Henry, there are no questions related to the proposals at hand today, and you may proceed.

Henry Keizer

executive
#6

Thank you. Because we have no questions and no further business is scheduled and because our bylaws require advance notice for any other stockholder proposals to be properly brought before this meeting, I declare the polls open at this time. Any stockholder who hasn't yet voted or wishes to change their vote may do so by clicking on the voting button on the web portal and following the instructions. Stockholders who have sent in proxies or voted via telephone or internet and do not want to change their vote, do not need to take any further action. [Voting]

Henry Keizer

executive
#7

I now declare the polls closed at 10:37 a.m. Eastern Time and direct the inspector to tabulate the proxies and the ballots.

M. David Galainena

executive
#8

I've been advised by the inspector that each of the nominees for Director has received a majority of the votes cast at this meeting in favor of reelection. In addition, the inspector has advised me that we've received the required number of votes for the approval of the 2 other items of business on the agenda for this meeting.
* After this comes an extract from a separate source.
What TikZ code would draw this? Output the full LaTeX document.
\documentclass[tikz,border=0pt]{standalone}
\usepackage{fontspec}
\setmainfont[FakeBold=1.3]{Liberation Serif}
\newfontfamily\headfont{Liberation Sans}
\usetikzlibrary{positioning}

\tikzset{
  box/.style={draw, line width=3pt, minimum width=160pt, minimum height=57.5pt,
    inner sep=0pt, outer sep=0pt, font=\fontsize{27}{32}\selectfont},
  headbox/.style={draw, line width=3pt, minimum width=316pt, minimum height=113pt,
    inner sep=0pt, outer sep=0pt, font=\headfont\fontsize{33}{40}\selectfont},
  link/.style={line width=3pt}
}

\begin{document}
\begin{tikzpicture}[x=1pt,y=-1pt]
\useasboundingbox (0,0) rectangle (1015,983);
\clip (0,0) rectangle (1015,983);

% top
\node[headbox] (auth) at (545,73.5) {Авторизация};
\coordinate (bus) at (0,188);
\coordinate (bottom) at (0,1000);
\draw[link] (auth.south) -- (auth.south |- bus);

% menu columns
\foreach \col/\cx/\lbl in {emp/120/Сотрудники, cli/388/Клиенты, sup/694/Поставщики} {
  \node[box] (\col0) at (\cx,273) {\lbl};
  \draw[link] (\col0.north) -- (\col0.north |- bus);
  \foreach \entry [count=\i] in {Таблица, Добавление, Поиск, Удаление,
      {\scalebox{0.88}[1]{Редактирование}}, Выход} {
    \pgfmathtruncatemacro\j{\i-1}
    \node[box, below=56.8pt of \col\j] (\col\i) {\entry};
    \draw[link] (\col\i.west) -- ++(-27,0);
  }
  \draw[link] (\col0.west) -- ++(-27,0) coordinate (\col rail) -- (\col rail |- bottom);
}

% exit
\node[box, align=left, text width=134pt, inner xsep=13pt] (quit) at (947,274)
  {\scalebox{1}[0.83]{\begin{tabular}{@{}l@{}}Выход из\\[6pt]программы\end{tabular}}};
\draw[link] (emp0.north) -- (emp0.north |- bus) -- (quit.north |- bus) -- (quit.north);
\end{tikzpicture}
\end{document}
The inspector will provide me with a written report of the final vote count for each matter, which will be included in the minutes of today's meeting. We will also release the final vote count through filing a Form 8-K within 4 business days.

Henry Keizer

executive
#9

Thank you, Dave. There being no further business, I hereby declare the 2020 annual meeting of Stockholders adjourned. Ladies and gentlemen, I want to thank all of you for attending today's meeting and for your continued support of Hertz Global Holdings. Thank you.

Operator

operator
#10

The conference has now concluded. Thank you for attending today's presentation. You may now disconnect.